Task goal: Retype every line from the top of the entries down to the one with "yticks = [0, 5, 10, 15, 20, 25, 30]", both included, and skip the pictures.
● ● ●
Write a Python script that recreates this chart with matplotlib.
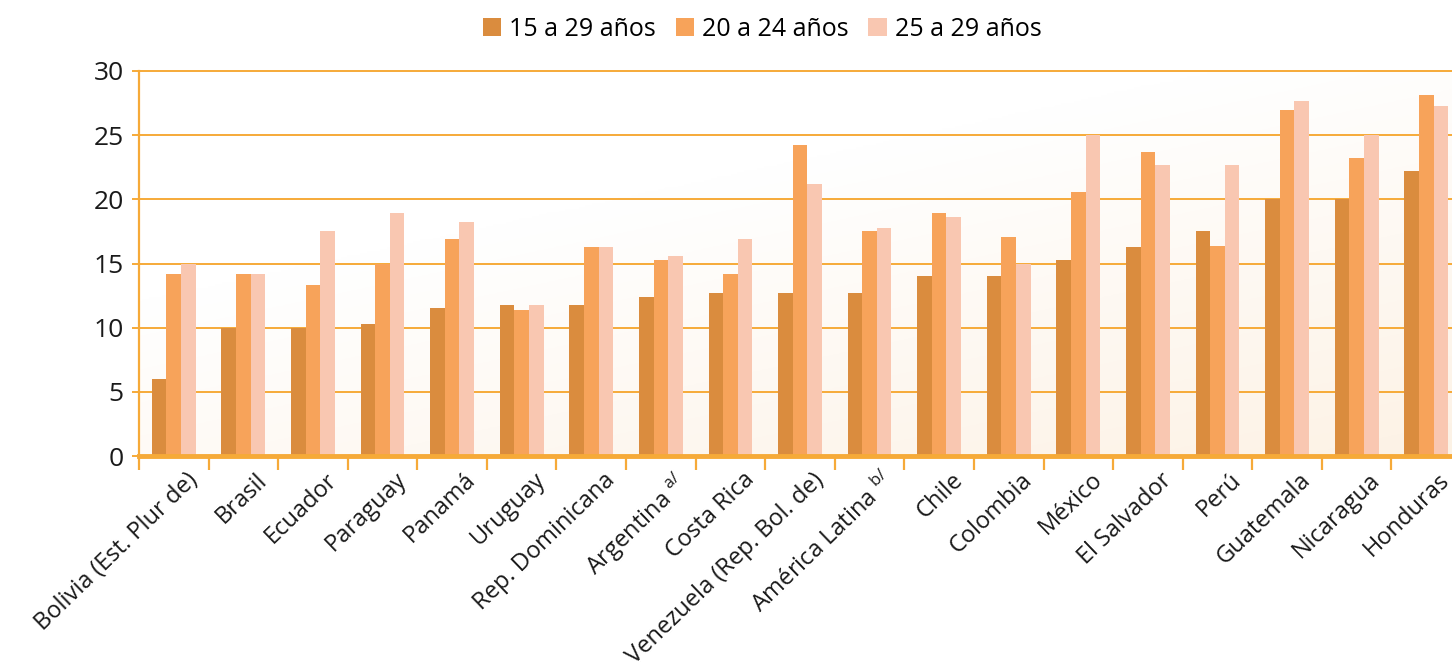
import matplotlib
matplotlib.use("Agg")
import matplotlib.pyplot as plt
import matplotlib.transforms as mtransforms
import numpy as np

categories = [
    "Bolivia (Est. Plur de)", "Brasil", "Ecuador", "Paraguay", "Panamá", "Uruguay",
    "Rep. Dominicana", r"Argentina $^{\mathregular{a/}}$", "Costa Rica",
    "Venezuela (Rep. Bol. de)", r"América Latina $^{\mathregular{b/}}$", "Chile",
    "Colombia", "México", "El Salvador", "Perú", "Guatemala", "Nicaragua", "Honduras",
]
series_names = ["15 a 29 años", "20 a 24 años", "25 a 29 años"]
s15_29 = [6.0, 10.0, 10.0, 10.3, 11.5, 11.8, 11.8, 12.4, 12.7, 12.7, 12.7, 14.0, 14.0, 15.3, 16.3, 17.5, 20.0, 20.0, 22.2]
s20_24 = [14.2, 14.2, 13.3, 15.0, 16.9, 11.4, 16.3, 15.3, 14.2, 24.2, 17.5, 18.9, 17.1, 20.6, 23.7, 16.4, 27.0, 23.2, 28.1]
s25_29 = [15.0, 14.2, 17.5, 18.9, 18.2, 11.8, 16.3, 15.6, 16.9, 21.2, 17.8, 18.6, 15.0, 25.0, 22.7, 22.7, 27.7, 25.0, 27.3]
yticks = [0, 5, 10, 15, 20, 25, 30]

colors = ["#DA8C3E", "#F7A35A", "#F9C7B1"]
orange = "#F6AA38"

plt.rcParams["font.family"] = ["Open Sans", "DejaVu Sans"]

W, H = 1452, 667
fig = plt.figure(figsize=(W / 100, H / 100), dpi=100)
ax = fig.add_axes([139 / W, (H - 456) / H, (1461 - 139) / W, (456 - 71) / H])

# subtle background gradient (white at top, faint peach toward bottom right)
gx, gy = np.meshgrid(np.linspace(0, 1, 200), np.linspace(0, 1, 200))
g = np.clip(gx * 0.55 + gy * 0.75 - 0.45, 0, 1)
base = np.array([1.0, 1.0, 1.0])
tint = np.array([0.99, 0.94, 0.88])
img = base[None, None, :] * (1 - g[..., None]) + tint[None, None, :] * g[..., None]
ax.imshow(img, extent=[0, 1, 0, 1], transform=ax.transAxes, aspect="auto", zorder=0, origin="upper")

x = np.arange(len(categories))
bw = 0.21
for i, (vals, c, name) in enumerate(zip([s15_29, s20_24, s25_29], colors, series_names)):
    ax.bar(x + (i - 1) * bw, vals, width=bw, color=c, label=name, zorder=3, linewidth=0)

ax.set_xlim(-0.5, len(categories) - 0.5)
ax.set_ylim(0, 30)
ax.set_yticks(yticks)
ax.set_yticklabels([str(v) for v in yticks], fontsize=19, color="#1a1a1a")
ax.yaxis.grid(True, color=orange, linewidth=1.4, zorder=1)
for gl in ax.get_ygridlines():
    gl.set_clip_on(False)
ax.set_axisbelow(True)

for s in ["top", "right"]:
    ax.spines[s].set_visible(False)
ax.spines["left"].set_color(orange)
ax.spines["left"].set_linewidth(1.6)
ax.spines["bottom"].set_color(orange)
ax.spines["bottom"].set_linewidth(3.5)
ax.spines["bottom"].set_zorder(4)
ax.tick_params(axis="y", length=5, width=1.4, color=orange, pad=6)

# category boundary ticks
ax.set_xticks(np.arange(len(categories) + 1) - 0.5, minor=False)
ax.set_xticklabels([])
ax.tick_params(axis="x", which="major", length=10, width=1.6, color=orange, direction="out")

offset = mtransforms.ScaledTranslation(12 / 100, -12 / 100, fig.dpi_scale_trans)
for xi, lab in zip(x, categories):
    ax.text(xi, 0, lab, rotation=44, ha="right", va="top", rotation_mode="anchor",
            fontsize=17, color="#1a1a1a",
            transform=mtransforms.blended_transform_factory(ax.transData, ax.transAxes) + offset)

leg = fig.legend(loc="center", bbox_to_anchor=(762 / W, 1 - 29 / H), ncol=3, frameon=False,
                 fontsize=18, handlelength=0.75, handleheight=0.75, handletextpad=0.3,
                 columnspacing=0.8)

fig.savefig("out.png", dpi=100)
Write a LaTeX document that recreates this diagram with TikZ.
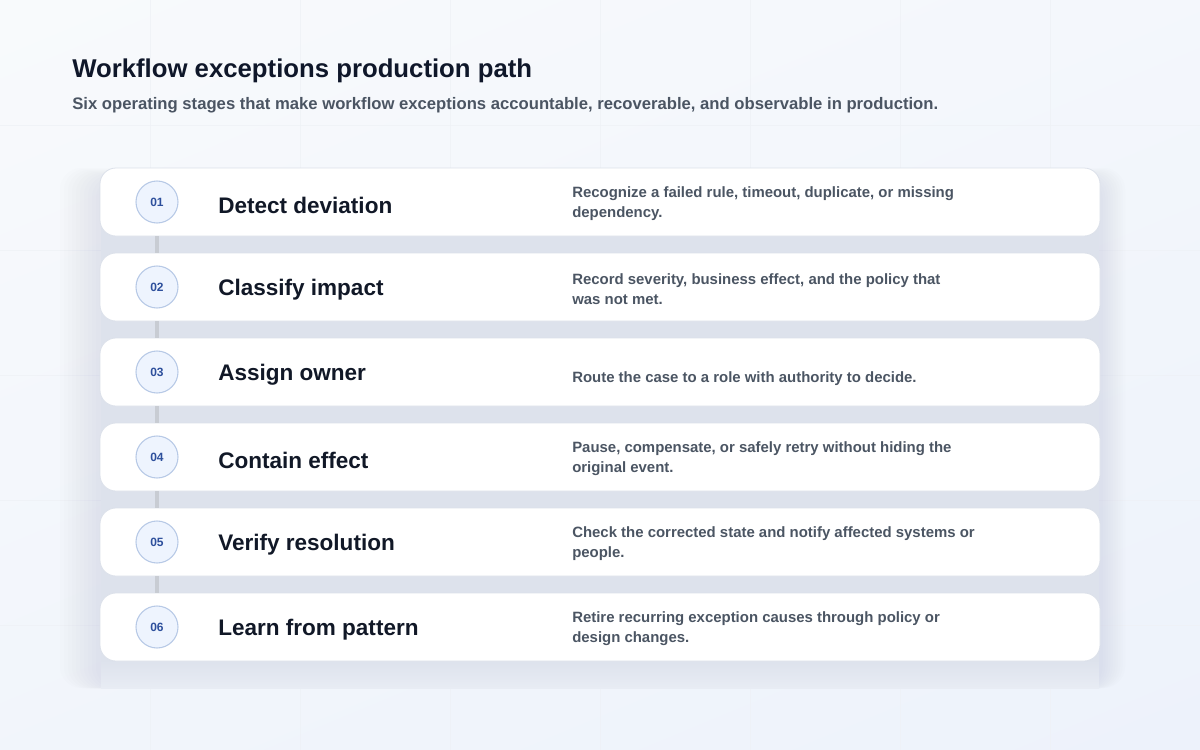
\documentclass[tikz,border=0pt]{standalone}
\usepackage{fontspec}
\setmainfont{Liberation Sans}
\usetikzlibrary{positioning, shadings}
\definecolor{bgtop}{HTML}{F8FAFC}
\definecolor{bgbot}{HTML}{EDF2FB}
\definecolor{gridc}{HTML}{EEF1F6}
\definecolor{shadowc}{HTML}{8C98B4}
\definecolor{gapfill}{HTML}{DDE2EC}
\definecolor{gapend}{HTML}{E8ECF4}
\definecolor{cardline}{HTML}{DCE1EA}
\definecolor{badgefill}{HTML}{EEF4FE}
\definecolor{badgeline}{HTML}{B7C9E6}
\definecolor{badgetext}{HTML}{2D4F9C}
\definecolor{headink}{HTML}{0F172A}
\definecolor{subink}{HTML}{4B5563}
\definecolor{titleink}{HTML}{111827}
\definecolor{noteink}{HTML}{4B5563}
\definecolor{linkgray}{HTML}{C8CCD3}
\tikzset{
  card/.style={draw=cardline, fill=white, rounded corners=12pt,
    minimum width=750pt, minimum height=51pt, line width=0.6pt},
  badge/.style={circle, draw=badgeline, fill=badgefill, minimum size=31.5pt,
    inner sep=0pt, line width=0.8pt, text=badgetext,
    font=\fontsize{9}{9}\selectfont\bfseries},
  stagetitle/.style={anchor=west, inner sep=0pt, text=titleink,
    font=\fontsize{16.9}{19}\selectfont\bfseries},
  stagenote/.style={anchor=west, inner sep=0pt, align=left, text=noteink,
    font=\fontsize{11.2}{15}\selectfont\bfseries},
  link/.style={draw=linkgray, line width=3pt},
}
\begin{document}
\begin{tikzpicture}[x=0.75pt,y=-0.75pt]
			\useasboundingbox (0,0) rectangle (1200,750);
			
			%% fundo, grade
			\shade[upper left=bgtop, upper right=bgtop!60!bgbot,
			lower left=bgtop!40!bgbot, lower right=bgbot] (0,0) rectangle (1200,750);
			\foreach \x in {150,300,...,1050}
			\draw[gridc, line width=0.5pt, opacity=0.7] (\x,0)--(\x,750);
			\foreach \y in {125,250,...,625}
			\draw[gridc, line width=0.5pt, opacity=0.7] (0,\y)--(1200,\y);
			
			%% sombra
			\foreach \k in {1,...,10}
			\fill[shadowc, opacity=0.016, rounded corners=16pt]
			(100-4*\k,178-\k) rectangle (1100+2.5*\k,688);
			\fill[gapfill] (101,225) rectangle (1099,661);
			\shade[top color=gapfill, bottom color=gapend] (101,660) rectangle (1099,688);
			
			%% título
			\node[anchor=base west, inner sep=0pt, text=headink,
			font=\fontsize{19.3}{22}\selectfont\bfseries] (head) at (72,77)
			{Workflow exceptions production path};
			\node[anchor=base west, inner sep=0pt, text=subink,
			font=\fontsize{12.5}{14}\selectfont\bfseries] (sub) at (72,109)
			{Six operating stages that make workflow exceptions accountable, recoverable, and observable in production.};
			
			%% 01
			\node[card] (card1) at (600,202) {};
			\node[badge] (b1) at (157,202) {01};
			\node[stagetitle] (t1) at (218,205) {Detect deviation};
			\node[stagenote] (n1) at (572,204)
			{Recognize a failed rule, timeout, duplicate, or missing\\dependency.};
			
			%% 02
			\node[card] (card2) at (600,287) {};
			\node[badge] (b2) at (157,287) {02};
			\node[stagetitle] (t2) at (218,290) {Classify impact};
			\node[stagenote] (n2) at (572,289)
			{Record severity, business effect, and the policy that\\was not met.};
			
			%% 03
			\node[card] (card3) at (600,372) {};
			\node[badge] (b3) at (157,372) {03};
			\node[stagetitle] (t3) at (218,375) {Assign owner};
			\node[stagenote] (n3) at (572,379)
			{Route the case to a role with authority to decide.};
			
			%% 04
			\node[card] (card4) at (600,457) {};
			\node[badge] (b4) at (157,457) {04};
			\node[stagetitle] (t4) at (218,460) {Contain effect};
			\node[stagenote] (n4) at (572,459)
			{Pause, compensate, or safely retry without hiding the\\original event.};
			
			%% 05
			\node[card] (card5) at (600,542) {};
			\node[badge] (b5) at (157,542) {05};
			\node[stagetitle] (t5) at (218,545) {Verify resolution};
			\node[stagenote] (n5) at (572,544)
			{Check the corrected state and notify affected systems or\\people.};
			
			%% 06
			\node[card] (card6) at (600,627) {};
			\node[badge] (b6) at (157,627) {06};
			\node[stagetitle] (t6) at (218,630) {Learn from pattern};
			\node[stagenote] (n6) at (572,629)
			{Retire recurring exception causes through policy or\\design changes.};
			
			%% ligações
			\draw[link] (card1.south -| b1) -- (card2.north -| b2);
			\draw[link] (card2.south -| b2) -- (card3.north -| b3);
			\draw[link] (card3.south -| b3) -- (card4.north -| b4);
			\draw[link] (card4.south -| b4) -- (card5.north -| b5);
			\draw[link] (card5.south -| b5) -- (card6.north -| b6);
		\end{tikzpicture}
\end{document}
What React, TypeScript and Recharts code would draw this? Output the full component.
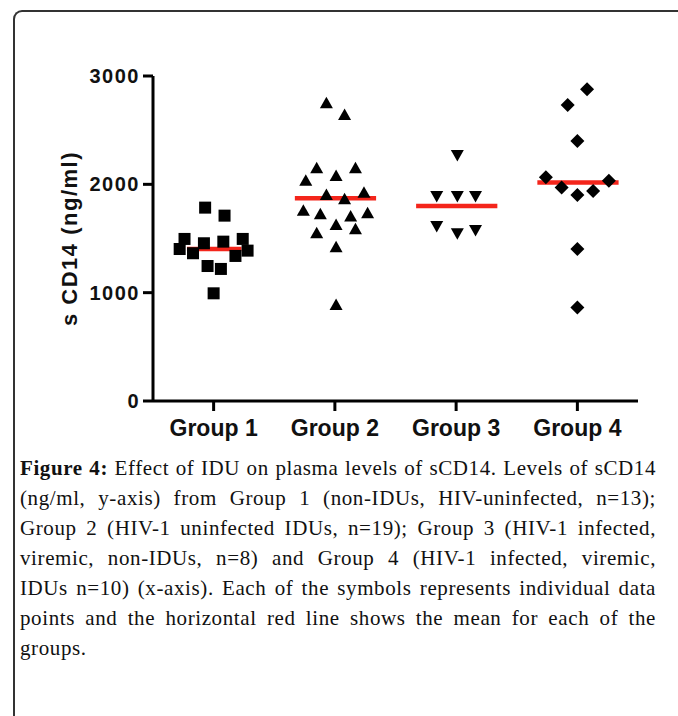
● ● ●
Worked answer:
Write a Python script that recreates this chart with matplotlib.
import matplotlib
matplotlib.use("Agg")
import matplotlib.pyplot as plt
import matplotlib.transforms as mtransforms
import numpy as np

categories = [
    "Bolivia (Est. Plur de)", "Brasil", "Ecuador", "Paraguay", "Panamá", "Uruguay",
    "Rep. Dominicana", r"Argentina $^{\mathregular{a/}}$", "Costa Rica",
    "Venezuela (Rep. Bol. de)", r"América Latina $^{\mathregular{b/}}$", "Chile",
    "Colombia", "México", "El Salvador", "Perú", "Guatemala", "Nicaragua", "Honduras",
]
series_names = ["15 a 29 años", "20 a 24 años", "25 a 29 años"]
s15_29 = [6.0, 10.0, 10.0, 10.3, 11.5, 11.8, 11.8, 12.4, 12.7, 12.7, 12.7, 14.0, 14.0, 15.3, 16.3, 17.5, 20.0, 20.0, 22.2]
s20_24 = [14.2, 14.2, 13.3, 15.0, 16.9, 11.4, 16.3, 15.3, 14.2, 24.2, 17.5, 18.9, 17.1, 20.6, 23.7, 16.4, 27.0, 23.2, 28.1]
s25_29 = [15.0, 14.2, 17.5, 18.9, 18.2, 11.8, 16.3, 15.6, 16.9, 21.2, 17.8, 18.6, 15.0, 25.0, 22.7, 22.7, 27.7, 25.0, 27.3]
yticks = [0, 5, 10, 15, 20, 25, 30]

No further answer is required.